5. Considering how to participate in a world that is heavily mediated by computing
Lastly, students will formulate ideas (or strengthen existing ones) around how they might use their own knowledge, skills, dispositions, and creativity to participate in the world going forward; and to foster a more ethical and just society. This may involve taking some future action (big or small), exploring a new idea, reading more about a topic, or something else.
A Note on Class Recordings
We will NOT be recording classes. The Provost’s office has asked instructors to publish the following language in the syllabus:
Policy On Unauthorized Student Recording of Classroom or other Academic Activities
Unauthorized student recording of classroom or other academic activities (including advising sessions or office hours) is prohibited. Unauthorized recording is unethical and may also be a violation of University policy and state law. Students requesting the use of assistive technology as an accommodation should contact AccessibleNU. Unauthorized use of classroom recordings — including distributing or posting them — is also prohibited.

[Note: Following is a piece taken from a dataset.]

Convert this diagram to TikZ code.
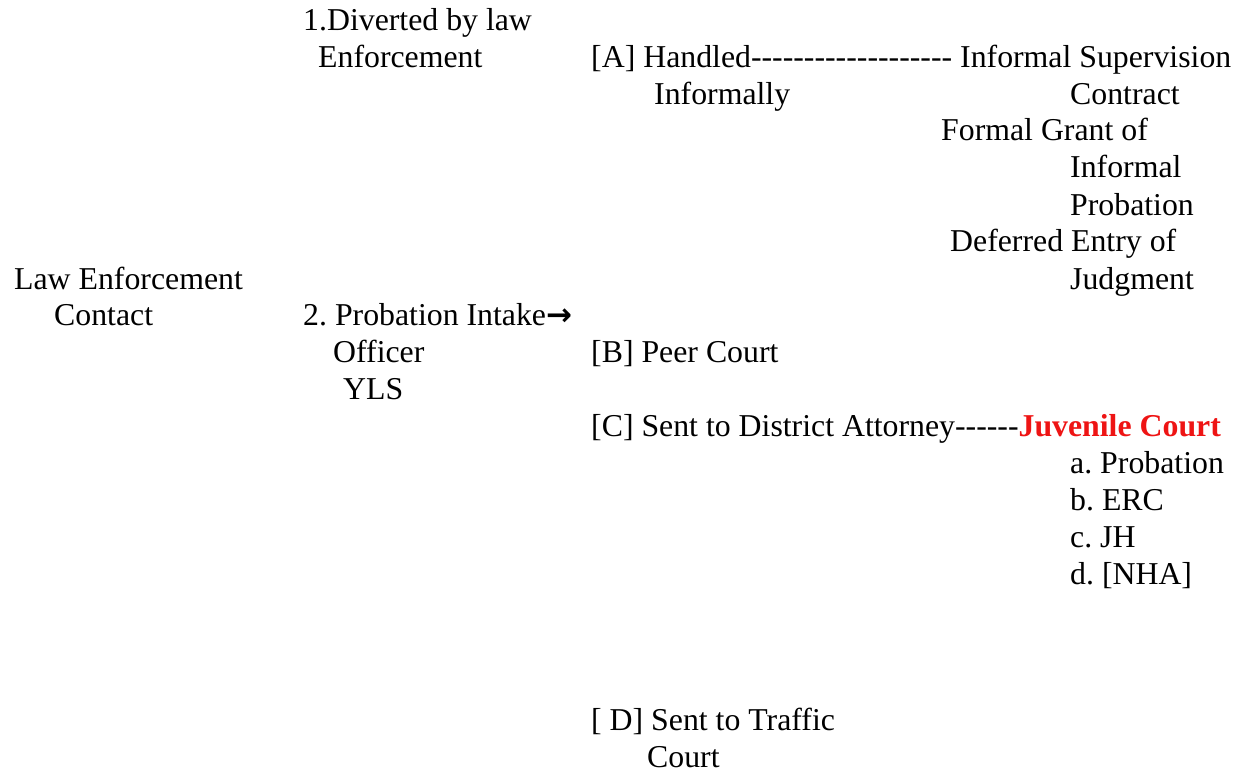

Under the University’s Copyright Policy, faculty own the copyright to instructional materials — including those resources created specifically for the purposes of instruction, such as syllabi, lectures and lecture notes, and presentations. Students cannot copy, reproduce, display or distribute these materials. Students who engage in unauthorized recording, unauthorized use of a recording or unauthorized distribution of instructional materials will be referred to the appropriate University office for follow-up.
Accommodations for Students with Disabilities
Any student requesting accommodations related to a disability or other condition is required to register with AccessibleNU (847-467-5530) and provide professors with an accommodation notification from AccessibleNU, preferably within the first two weeks of class. All information will remain confidential.